• [What you should do] Omit the pictures and output exactly the lines from the start of the entries through the line containing "import seaborn as sns".

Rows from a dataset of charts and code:
-- -- --
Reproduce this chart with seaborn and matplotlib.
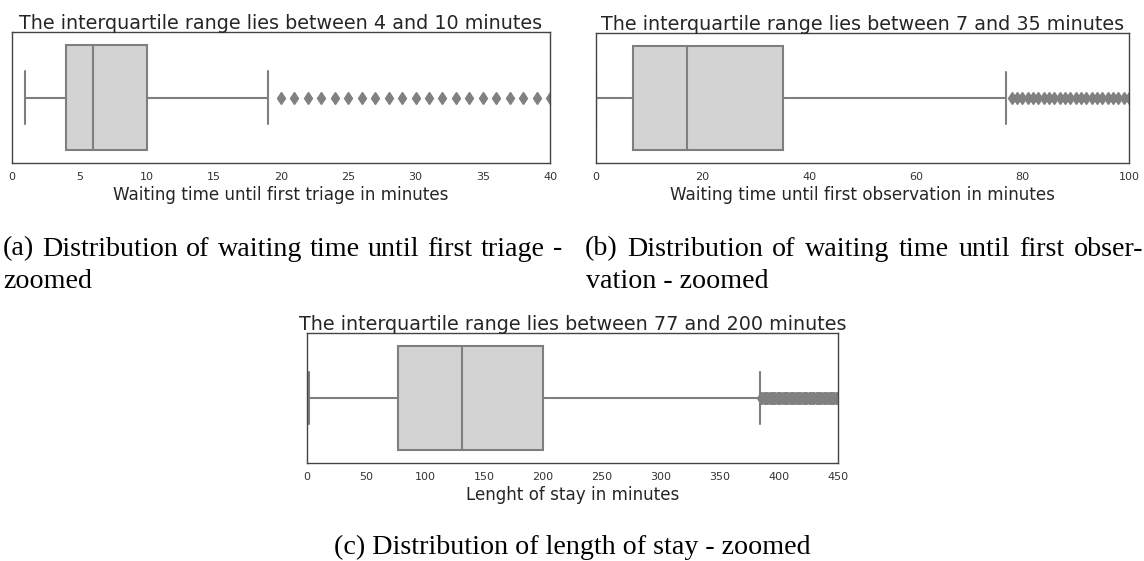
import numpy as np
import pandas as pd
import matplotlib
matplotlib.use("Agg")
import matplotlib.pyplot as plt
import seaborn as sns

# Five-number summaries (minutes): low whisker, Q1, median, Q3, high whisker
triage_summary = [1, 4, 6, 10, 19]
triage_outliers = list(range(20, 41))

observation_summary = [0, 7, 17, 35, 77]
observation_outliers = list(range(78, 101))

stay_summary = [2, 77, 131, 200, 384]
stay_outliers = list(range(385, 451))

titles = [
    "The interquartile range lies between 4 and 10 minutes",
    "The interquartile range lies between 7 and 35 minutes",
    "The interquartile range lies between 77 and 200 minutes",
]
xlabels = [
    "Waiting time until first triage in minutes",
    "Waiting time until first observation in minutes",
    "Lenght of stay in minutes",
]
xlims = [(0, 40), (0, 100), (0, 450)]
xticks = [list(range(0, 41, 5)), list(range(0, 101, 20)), list(range(0, 451, 50))]


def sample_from(summary, outliers, weight=200):
    """Minute values whose quartiles and whiskers reproduce the summary."""
    lo, q1, med, q3, hi = summary
    core = np.repeat([lo, q1, med, q3, hi], [1, weight, weight, weight, 1])
    return np.concatenate([core, np.asarray(outliers)]).astype(float)


samples = [
    sample_from(triage_summary, triage_outliers),
    sample_from(observation_summary, observation_outliers),
    sample_from(stay_summary, stay_outliers),
]

sns.set_theme(style="white")
plt.rcParams["font.family"] = ["DejaVu Sans"]

W, H = 1144, 561
fig = plt.figure(figsize=(W / 100, H / 100), dpi=100)


def px_axes(x0, y0, x1, y1):
    return fig.add_axes([x0 / W, 1 - y1 / H, (x1 - x0) / W, (y1 - y0) / H])


axes = [
    px_axes(12, 32, 550, 163),
    px_axes(596, 33, 1129, 163),
    px_axes(307, 333, 838, 463),
]

for ax, data, title, xlabel, lim, ticks in zip(axes, samples, titles, xlabels, xlims, xticks):
    sns.boxplot(
        x=data, ax=ax, color="lightgray", linecolor="gray", linewidth=1.5,
        saturation=1, width=0.8,
        flierprops=dict(marker="d", markerfacecolor="gray",
                        markeredgecolor="gray", markersize=6.5),
    )
    ax.set_xlim(*lim)
    ax.set_xticks(ticks)
    ax.set_xticklabels([str(t) for t in ticks])
    ax.tick_params(axis="x", labelsize=8, length=0, pad=6.5, colors="#333333")
    ax.set_yticks([])
    ax.set_title(title, fontsize=13.8, color="#262626", pad=2.5)
    ax.set_xlabel(xlabel, fontsize=12.1, color="#262626", labelpad=2.5)
    for s in ax.spines.values():
        s.set_color("#444444")
        s.set_linewidth(1.0)

# Sub-captions in a serif face, first lines justified across the column
serif = ["Liberation Serif", "DejaVu Serif"]
cap_kw = dict(family=serif, fontsize=20.2, color="black", va="center")
renderer = fig.canvas.get_renderer()


def justified_line(text, x0, x1, y):
    words = text.split(" ")
    arts = [fig.text(0, 1 - y / H, w, ha="left", **cap_kw) for w in words]
    widths = [a.get_window_extent(renderer).width for a in arts]
    gap = (x1 - x0 - sum(widths)) / (len(words) - 1)
    x = x0
    for a, w in zip(arts, widths):
        a.set_x(x / W)
        x += w + gap


justified_line("(a) Distribution of waiting time until first triage -", 3, 562, 249)
fig.text(3 / W, 1 - 282 / H, "zoomed", ha="left", **cap_kw)
justified_line("(b) Distribution of waiting time until first obser-", 585, 1143, 249)
fig.text(586 / W, 1 - 282 / H, "vation - zoomed", ha="left", **cap_kw)
fig.text(572 / W, 1 - 547 / H, "(c) Distribution of length of stay - zoomed", ha="center", **cap_kw)

fig.savefig("out.png", dpi=100)
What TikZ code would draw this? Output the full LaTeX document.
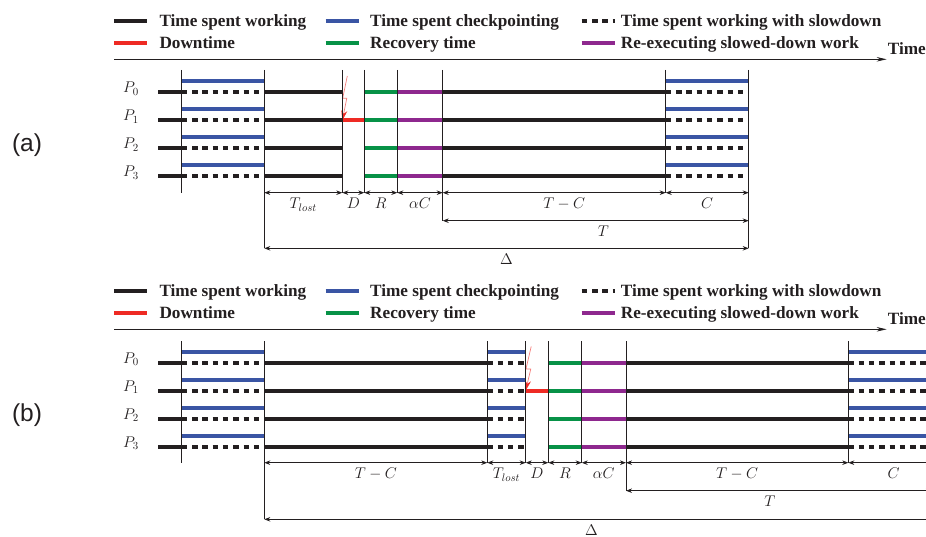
\RequirePackage{fix-cm}
\documentclass[tikz,border=0pt]{standalone}
\usepackage[no-math]{fontspec}
\setmainfont{Liberation Serif}
\setsansfont{Liberation Sans}
\usetikzlibrary{arrows.meta}

\definecolor{workblack}{HTML}{231F20}
\definecolor{ckptblue}{HTML}{3A55A4}
\definecolor{downred}{HTML}{EE2A24}
\definecolor{recgreen}{HTML}{079247}
\definecolor{reexpurple}{HTML}{8E288E}

\begin{document}
\begin{tikzpicture}[x=1pt, y=-1pt,
    bar/.style={line width=4pt},
    work/.style={bar, workblack},
    ckpt/.style={bar, ckptblue},
    slow/.style={bar, workblack, dash pattern=on 5.5pt off 4.8pt},
    down/.style={bar, downred},
    recov/.style={bar, recgreen},
    reexec/.style={bar, reexpurple},
    tick/.style={line width=0.9pt, workblack},
    dim/.style={line width=0.8pt, workblack, {Stealth[length=6pt,width=4.5pt]}-{Stealth[length=6pt,width=4.5pt]}},
    dimlabel/.style={anchor=north, yshift=-5pt, inner sep=0pt, font=\fontsize{15.5}{18}\selectfont, text=workblack},
    legtext/.style={anchor=base west, inner sep=0pt, font=\fontsize{17.2}{20}\selectfont\bfseries, text=workblack},
    proc/.style={anchor=base, inner sep=0pt, font=\fontsize{15.5}{18}\selectfont, text=workblack},
    panel/.style={inner sep=0pt, font=\sffamily\fontsize{24.5}{28}\selectfont, text=workblack},
    bolt/.style={downred!60, line width=0.7pt, -{Stealth[length=10pt,width=6pt,color=downred]}},
  ]

\useasboundingbox (0,0) rectangle (926,537);
\clip (0,0) rectangle (926,537);

  % Legend and time axis (same for both panels)
  \foreach \p/\off in {a/0,b/270}{
      \draw[work] (114,20.7+\off) -- (147.3,20.7+\off);
      \node[legtext] (lwork\p) at (159.3,26.5+\off) {Time spent working};
      \draw[ckpt] (325.7,20.7+\off) -- (359,20.7+\off);
      \node[legtext] (lckpt\p) at (370,26.5+\off) {Time spent checkpointing};
      \draw[slow] (581.7,20.7+\off) -- (615,20.7+\off);
      \node[legtext] (lslow\p) at (620.7,26.5+\off) {Time spent working with slowdown};
      \draw[down] (114,42.7+\off) -- (147.3,42.7+\off);
      \node[legtext] (ldown\p) at (159.3,48.5+\off) {Downtime};
      \draw[recov] (325.7,42.7+\off) -- (359,42.7+\off);
      \node[legtext] (lrecov\p) at (370,48.5+\off) {Recovery time};
      \draw[reexec] (581.7,42.7+\off) -- (615,42.7+\off);
      \node[legtext] (lreexec\p) at (620.7,48.5+\off) {Re-executing slowed-down work};

      \coordinate (axstart\p) at (114,59.3+\off);
      \coordinate (axend\p) at (886.7,59.3+\off);
      \draw[line width=1pt, workblack, -{Stealth[length=10pt,width=4.5pt]}] (axstart\p) -- (axend\p);
      \node[legtext] (ltime\p) at (887.7,54.5+\off) {Time};
    }

  % ---------------- Panel (a) ----------------
  \node[panel] (panela) at (27,145) {(a)};

  \coordinate (topa) at (0,70);
  \coordinate (ta) at (0,220.7);
  \coordinate (deltaa) at (0,248.3);
  \foreach \n/\x in {1/181.7,2/264.3,3/342.3,4/364.3,5/397.3,6/442.7,7/665.7,8/748.7}
  \coordinate (a\n) at (\x,192.7);

  % Processors
  \foreach \i in {0,...,3}{
      \coordinate (pa\i) at (158.3,92.5+28*\i);
      \coordinate (ca\i) at (158.3,81.5+28*\i);
      \node[proc] (Pa\i) at (131,93+28*\i) {$P_{\i}$};
      \draw[work] (pa\i) -- (a1 |- pa\i);
      \draw[slow] (a1 |- pa\i) -- (a2 |- pa\i);
      \draw[ckpt] (a1 |- ca\i) -- (a2 |- ca\i);
      \draw[work] (a2 |- pa\i) -- (a3 |- pa\i);
      \draw[recov] (a4 |- pa\i) -- (a5 |- pa\i);
      \draw[reexec] (a5 |- pa\i) -- (a6 |- pa\i);
      \draw[work] (a6 |- pa\i) -- (a7 |- pa\i);
      \draw[slow] (a7 |- pa\i) -- (a8 |- pa\i);
      \draw[ckpt] (a7 |- ca\i) -- (a8 |- ca\i);
    }

  % Failure on P1
  \coordinate (faila) at (a3 |- pa1);
  \draw[down] (faila) -- (a4 |- pa1);
  \draw[bolt] ([xshift=5pt,yshift=44.5pt]faila) -- ++(-4.6,22.2) -- ++(4.1,0) -- (faila);

  % Vertical marks
  \foreach \n in {1,3,4,5,7}
  \draw[tick] (a\n |- topa) -- (a\n);
  \draw[tick] (a6 |- topa) -- (a6 |- ta);
  \foreach \n in {2,8}
  \draw[tick] (a\n |- topa) -- (a\n |- deltaa);

  % Durations
  \draw[dim] (a2) -- node[dimlabel] (tlosta) {$T_{lost}$} (a3);
  \draw[dim] (a3) -- node[dimlabel] (da) {$D$} (a4);
  \draw[dim] (a4) -- node[dimlabel] (ra) {$R$} (a5);
  \draw[dim] (a5) -- node[dimlabel] (alphaca) {$\alpha C$} (a6);
  \draw[dim] (a6) -- node[dimlabel, pos=0.545] (tmca) {$T-C$} (a7);
  \draw[dim] (a7) -- node[dimlabel] (cca) {$C$} (a8);
  \draw[dim] (a6 |- ta) -- node[dimlabel, pos=0.525] (tperioda) {$T$} (a8 |- ta);
  \draw[dim] (a2 |- deltaa) -- node[dimlabel] (deltalabela) {$\Delta$} (a8 |- deltaa);

  % ---------------- Panel (b) ----------------
  \node[panel] (panelb) at (27,415) {(b)};

  \coordinate (topb) at (0,341);
  \coordinate (tb) at (0,490.7);
  \coordinate (deltab) at (0,519.3);
  \foreach \n/\x in {1/181.7,2/264.3,3/487.3,4/525.7,5/548.3,6/581.7,7/626,8/848.3,9/932}
  \coordinate (b\n) at (\x,462.7);

  % Processors
  \foreach \i in {0,...,3}{
      \coordinate (pb\i) at (158.3,362.5+28*\i);
      \coordinate (cb\i) at (158.3,351.5+28*\i);
      \node[proc] (Pb\i) at (131,363+28*\i) {$P_{\i}$};
      \draw[work] (pb\i) -- (b1 |- pb\i);
      \draw[slow] (b1 |- pb\i) -- (b2 |- pb\i);
      \draw[ckpt] (b1 |- cb\i) -- (b2 |- cb\i);
      \draw[work] (b2 |- pb\i) -- (b3 |- pb\i);
      \draw[slow] (b3 |- pb\i) -- (b4 |- pb\i);
      \draw[ckpt] (b3 |- cb\i) -- (b4 |- cb\i);
      \draw[recov] (b5 |- pb\i) -- (b6 |- pb\i);
      \draw[reexec] (b6 |- pb\i) -- (b7 |- pb\i);
      \draw[work] (b7 |- pb\i) -- (b8 |- pb\i);
      \draw[slow] (b8 |- pb\i) -- (b9 |- pb\i);
      \draw[ckpt] (b8 |- cb\i) -- (b9 |- cb\i);
    }

  % Failure on P1
  \coordinate (failb) at (b4 |- pb1);
  \draw[down] (failb) -- (b5 |- pb1);
  \draw[bolt] ([xshift=5.5pt,yshift=44pt]failb) -- ++(-5.2,22.4) -- ++(4.8,0) -- (failb);

  % Vertical marks
  \foreach \n in {1,3,4,5,6,8}
  \draw[tick] (b\n |- topb) -- (b\n);
  \draw[tick] (b7 |- topb) -- (b7 |- tb);
  \draw[tick] (b2 |- topb) -- (b2 |- deltab);

  % Durations
  \draw[dim] (b2) -- node[dimlabel] (tmcb) {$T-C$} (b3);
  \draw[dim] (b3) -- node[dimlabel] (tlostb) {$T_{lost}$} (b4);
  \draw[dim] (b4) -- node[dimlabel] (db) {$D$} (b5);
  \draw[dim] (b5) -- node[dimlabel] (rb) {$R$} (b6);
  \draw[dim] (b6) -- node[dimlabel] (alphacb) {$\alpha C$} (b7);
  \draw[dim] (b7) -- node[dimlabel] (tmcbb) {$T-C$} (b8);
  \draw[dim] (b8) -- node[dimlabel, pos=0.54] (ccb) {$C$} (b9);
  \draw[dim] (b7 |- tb) -- node[dimlabel, pos=0.47] (tperiodb) {$T$} (b9 |- tb);
  \draw[dim] (b2 |- deltab) -- node[dimlabel, pos=0.49] (deltalabelb) {$\Delta$} (b9 |- deltab);

\end{tikzpicture}
\end{document}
-- -- --
• [Answer to the problem]
Reproduce this chart with seaborn and matplotlib.
import numpy as np
import pandas as pd
import matplotlib
matplotlib.use("Agg")
import matplotlib.pyplot as plt
import seaborn as sns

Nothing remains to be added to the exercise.